> [What is expected]:
Write out the listing exactly as it is given.

----------

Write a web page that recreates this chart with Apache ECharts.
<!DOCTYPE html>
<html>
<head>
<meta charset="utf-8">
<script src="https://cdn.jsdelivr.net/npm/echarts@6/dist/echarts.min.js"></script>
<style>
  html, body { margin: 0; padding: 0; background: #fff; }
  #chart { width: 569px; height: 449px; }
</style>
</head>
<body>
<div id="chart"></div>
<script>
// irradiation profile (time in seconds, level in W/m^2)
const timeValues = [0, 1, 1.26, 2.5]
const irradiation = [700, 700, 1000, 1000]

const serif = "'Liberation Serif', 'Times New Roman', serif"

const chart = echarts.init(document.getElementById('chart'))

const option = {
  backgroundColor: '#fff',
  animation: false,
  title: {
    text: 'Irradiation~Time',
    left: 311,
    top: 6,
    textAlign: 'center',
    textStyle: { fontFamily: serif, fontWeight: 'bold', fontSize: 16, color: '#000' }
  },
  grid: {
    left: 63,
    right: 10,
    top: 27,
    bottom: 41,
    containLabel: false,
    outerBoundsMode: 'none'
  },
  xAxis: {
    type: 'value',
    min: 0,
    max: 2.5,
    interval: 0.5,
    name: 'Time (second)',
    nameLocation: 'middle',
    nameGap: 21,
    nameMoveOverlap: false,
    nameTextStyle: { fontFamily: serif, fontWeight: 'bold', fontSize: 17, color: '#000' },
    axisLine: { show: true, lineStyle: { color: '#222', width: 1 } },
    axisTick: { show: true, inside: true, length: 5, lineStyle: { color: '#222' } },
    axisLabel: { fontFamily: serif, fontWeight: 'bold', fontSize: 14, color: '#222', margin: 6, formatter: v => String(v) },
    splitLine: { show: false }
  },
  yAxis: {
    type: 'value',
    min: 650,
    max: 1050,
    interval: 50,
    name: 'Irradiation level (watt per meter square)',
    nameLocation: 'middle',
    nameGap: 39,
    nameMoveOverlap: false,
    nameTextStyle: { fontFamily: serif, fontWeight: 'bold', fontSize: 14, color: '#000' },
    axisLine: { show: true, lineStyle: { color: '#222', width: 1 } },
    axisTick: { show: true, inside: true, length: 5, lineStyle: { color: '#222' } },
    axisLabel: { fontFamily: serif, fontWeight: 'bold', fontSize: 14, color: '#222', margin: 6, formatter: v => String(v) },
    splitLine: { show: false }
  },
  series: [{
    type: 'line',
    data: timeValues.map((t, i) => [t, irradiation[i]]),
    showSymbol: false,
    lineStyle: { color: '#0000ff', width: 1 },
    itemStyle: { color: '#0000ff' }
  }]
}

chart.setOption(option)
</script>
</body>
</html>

----------

> [Expected answer]:
Write a web page that recreates this chart with Apache ECharts.
<!DOCTYPE html>
<html>
<head>
<meta charset="utf-8">
<script src="https://cdn.jsdelivr.net/npm/echarts@6/dist/echarts.min.js"></script>
<style>
  html, body { margin: 0; padding: 0; background: #fff; }
  #chart { width: 569px; height: 449px; }
</style>
</head>
<body>
<div id="chart"></div>
<script>
// irradiation profile (time in seconds, level in W/m^2)
const timeValues = [0, 1, 1.26, 2.5]
const irradiation = [700, 700, 1000, 1000]

const serif = "'Liberation Serif', 'Times New Roman', serif"

const chart = echarts.init(document.getElementById('chart'))

const option = {
  backgroundColor: '#fff',
  animation: false,
  title: {
    text: 'Irradiation~Time',
    left: 311,
    top: 6,
    textAlign: 'center',
    textStyle: { fontFamily: serif, fontWeight: 'bold', fontSize: 16, color: '#000' }
  },
  grid: {
    left: 63,
    right: 10,
    top: 27,
    bottom: 41,
    containLabel: false,
    outerBoundsMode: 'none'
  },
  xAxis: {
    type: 'value',
    min: 0,
    max: 2.5,
    interval: 0.5,
    name: 'Time (second)',
    nameLocation: 'middle',
    nameGap: 21,
    nameMoveOverlap: false,
    nameTextStyle: { fontFamily: serif, fontWeight: 'bold', fontSize: 17, color: '#000' },
    axisLine: { show: true, lineStyle: { color: '#222', width: 1 } },
    axisTick: { show: true, inside: true, length: 5, lineStyle: { color: '#222' } },
    axisLabel: { fontFamily: serif, fontWeight: 'bold', fontSize: 14, color: '#222', margin: 6, formatter: v => String(v) },
    splitLine: { show: false }
  },
  yAxis: {
    type: 'value',
    min: 650,
    max: 1050,
    interval: 50,
    name: 'Irradiation level (watt per meter square)',
    nameLocation: 'middle',
    nameGap: 39,
    nameMoveOverlap: false,
    nameTextStyle: { fontFamily: serif, fontWeight: 'bold', fontSize: 14, color: '#000' },
    axisLine: { show: true, lineStyle: { color: '#222', width: 1 } },
    axisTick: { show: true, inside: true, length: 5, lineStyle: { color: '#222' } },
    axisLabel: { fontFamily: serif, fontWeight: 'bold', fontSize: 14, color: '#222', margin: 6, formatter: v => String(v) },
    splitLine: { show: false }
  },
  series: [{
    type: 'line',
    data: timeValues.map((t, i) => [t, irradiation[i]]),
    showSymbol: false,
    lineStyle: { color: '#0000ff', width: 1 },
    itemStyle: { color: '#0000ff' }
  }]
}

chart.setOption(option)
</script>
</body>
</html>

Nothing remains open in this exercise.